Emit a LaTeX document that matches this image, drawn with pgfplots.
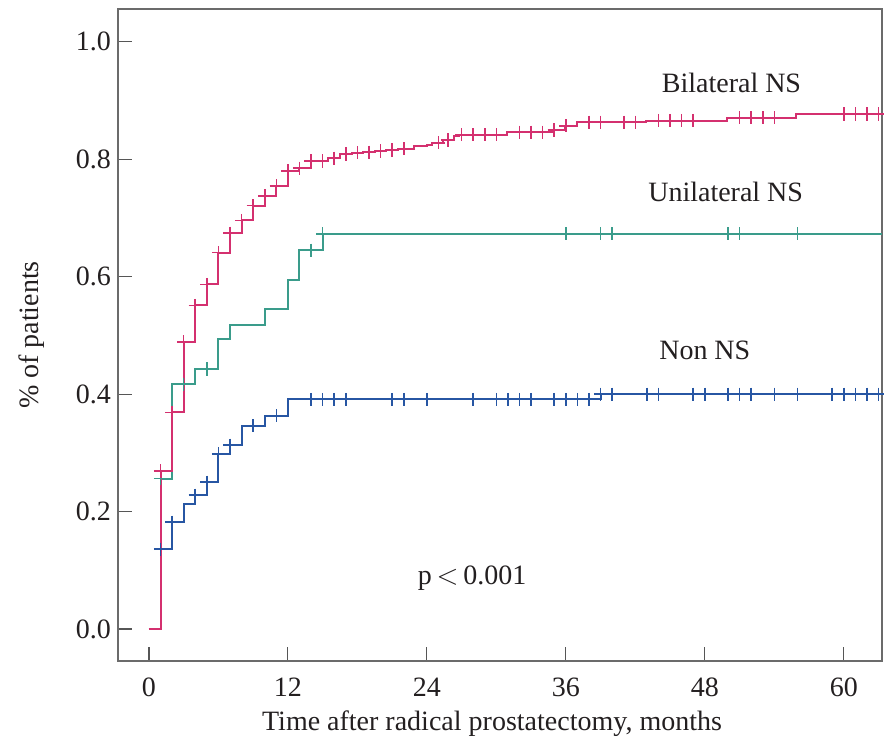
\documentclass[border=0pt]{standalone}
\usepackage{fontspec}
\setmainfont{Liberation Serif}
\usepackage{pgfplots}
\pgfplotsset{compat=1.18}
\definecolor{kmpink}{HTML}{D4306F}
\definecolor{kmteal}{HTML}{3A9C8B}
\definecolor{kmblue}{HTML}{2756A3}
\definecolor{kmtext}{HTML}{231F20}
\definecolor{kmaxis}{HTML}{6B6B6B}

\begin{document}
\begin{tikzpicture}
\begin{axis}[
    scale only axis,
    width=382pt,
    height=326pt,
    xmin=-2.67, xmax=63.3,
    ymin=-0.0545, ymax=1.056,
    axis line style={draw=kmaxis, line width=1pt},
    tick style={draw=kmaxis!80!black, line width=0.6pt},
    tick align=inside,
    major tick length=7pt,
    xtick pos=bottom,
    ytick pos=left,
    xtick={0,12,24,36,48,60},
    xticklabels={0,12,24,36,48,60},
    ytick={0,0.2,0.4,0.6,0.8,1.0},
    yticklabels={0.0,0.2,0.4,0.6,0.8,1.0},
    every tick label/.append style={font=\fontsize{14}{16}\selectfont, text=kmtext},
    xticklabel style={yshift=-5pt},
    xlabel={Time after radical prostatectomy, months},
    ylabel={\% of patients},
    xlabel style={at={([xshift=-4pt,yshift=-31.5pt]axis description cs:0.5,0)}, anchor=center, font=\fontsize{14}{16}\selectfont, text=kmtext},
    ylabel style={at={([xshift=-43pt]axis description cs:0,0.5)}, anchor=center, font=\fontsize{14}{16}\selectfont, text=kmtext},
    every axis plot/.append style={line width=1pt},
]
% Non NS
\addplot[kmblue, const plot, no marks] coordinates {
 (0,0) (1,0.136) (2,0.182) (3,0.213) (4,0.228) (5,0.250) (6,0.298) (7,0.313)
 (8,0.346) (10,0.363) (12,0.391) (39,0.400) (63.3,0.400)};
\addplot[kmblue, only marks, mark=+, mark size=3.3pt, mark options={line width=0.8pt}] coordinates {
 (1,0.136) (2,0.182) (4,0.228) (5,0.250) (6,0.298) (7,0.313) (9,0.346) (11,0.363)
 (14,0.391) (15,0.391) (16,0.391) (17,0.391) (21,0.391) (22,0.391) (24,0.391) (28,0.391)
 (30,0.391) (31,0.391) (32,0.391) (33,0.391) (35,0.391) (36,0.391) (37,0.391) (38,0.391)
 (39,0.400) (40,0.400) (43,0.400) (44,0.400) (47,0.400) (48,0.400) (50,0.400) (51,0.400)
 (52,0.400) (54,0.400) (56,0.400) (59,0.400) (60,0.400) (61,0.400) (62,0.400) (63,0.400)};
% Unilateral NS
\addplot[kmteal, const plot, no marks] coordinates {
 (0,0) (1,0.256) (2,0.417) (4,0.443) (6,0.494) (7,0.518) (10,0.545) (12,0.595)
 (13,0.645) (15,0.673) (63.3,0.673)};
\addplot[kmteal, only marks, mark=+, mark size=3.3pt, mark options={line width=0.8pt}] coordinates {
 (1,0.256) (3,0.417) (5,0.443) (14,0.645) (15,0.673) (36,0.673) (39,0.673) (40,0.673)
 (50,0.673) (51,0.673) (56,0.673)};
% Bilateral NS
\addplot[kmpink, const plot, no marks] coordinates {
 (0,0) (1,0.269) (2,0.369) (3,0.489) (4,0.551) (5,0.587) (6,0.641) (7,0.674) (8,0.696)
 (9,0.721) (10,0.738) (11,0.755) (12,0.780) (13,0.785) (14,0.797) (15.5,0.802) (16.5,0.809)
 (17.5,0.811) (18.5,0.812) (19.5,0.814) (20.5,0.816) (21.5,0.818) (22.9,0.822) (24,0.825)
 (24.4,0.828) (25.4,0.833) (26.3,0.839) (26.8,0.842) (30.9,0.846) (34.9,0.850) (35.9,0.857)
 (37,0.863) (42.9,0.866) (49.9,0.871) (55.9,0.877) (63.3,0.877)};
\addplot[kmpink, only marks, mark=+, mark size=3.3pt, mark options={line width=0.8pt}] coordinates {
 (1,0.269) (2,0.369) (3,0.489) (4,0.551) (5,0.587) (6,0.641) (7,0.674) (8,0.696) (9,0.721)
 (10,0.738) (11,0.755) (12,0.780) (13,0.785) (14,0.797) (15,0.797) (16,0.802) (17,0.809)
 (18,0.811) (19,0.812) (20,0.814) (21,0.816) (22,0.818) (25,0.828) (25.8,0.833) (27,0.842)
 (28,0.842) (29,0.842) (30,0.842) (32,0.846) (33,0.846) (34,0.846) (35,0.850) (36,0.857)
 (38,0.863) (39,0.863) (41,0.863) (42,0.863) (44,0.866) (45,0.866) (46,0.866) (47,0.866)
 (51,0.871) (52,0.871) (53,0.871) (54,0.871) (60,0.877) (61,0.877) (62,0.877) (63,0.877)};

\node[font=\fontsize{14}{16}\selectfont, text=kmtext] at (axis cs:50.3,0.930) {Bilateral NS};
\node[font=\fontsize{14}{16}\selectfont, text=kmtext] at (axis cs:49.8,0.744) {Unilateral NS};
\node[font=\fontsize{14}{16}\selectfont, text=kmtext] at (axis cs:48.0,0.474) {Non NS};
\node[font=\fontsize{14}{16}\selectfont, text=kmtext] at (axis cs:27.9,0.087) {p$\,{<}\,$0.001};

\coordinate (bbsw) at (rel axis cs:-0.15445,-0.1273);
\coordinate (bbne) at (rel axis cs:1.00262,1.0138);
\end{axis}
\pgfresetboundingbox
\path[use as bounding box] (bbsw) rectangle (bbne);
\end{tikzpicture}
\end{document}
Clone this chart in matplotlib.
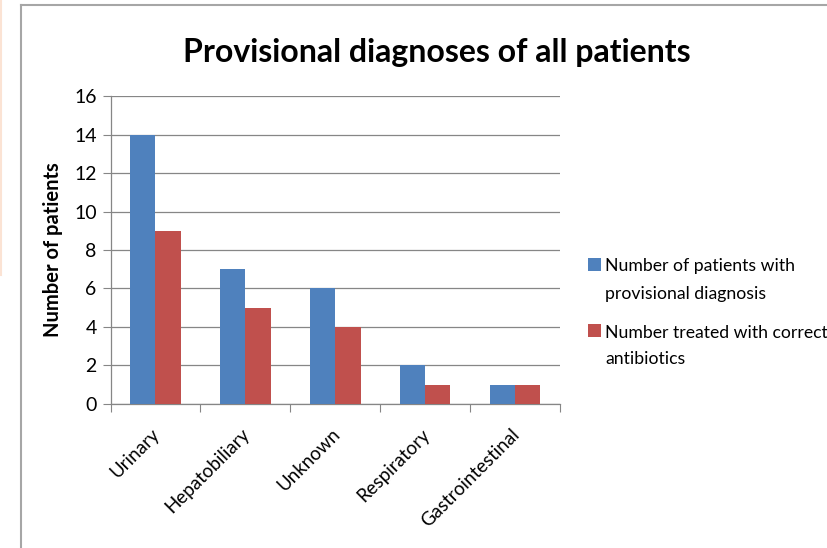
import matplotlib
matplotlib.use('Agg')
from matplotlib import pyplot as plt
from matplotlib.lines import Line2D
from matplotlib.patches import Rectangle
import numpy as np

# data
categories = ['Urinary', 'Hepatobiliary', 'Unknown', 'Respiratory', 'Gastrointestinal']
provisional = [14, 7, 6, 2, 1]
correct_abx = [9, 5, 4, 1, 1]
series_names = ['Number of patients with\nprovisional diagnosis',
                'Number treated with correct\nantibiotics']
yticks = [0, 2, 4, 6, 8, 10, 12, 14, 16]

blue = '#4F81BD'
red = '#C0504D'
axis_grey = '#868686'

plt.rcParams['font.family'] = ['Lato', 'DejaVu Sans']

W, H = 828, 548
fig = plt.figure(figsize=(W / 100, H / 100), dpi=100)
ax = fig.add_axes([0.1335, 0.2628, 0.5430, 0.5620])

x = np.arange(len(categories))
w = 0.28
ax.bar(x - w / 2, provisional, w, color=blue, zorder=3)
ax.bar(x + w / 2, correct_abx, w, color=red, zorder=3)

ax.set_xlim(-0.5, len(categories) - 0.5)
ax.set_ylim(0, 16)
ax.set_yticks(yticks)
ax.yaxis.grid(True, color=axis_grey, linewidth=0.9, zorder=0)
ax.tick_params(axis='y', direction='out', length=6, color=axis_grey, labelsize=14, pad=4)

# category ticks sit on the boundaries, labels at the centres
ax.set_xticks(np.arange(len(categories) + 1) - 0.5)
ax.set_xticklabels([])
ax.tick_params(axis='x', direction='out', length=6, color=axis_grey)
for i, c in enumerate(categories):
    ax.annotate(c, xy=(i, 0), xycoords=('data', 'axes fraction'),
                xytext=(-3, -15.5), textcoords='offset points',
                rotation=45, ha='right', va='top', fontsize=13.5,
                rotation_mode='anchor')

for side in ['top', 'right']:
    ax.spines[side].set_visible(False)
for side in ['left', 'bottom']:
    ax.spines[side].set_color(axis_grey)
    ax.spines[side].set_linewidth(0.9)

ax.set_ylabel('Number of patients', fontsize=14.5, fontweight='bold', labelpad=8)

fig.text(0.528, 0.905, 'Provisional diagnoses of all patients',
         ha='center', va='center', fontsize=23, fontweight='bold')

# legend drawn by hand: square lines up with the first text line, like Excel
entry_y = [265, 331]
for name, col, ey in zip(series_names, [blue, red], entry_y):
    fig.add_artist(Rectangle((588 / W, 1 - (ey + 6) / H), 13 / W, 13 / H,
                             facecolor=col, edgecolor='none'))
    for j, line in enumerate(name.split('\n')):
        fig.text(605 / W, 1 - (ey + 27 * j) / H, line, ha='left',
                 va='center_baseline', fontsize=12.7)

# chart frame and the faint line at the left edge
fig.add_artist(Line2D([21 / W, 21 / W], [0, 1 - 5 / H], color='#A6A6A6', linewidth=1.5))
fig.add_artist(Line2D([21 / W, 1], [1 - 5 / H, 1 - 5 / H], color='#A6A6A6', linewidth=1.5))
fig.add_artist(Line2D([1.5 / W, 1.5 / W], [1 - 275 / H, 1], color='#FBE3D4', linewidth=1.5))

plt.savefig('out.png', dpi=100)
────────
» **EXERCISE AIM**
Reproduce the data above exactly, but only the lines from the one showing "Clone this chart in matplotlib." through the one showing "axis_grey = '#868686'", with both ends kept and the pictures left out.

» **PROBLEM SOLUTION**
Clone this chart in matplotlib.
import matplotlib
matplotlib.use('Agg')
from matplotlib import pyplot as plt
from matplotlib.lines import Line2D
from matplotlib.patches import Rectangle
import numpy as np

# data
categories = ['Urinary', 'Hepatobiliary', 'Unknown', 'Respiratory', 'Gastrointestinal']
provisional = [14, 7, 6, 2, 1]
correct_abx = [9, 5, 4, 1, 1]
series_names = ['Number of patients with\nprovisional diagnosis',
                'Number treated with correct\nantibiotics']
yticks = [0, 2, 4, 6, 8, 10, 12, 14, 16]

blue = '#4F81BD'
red = '#C0504D'
axis_grey = '#868686'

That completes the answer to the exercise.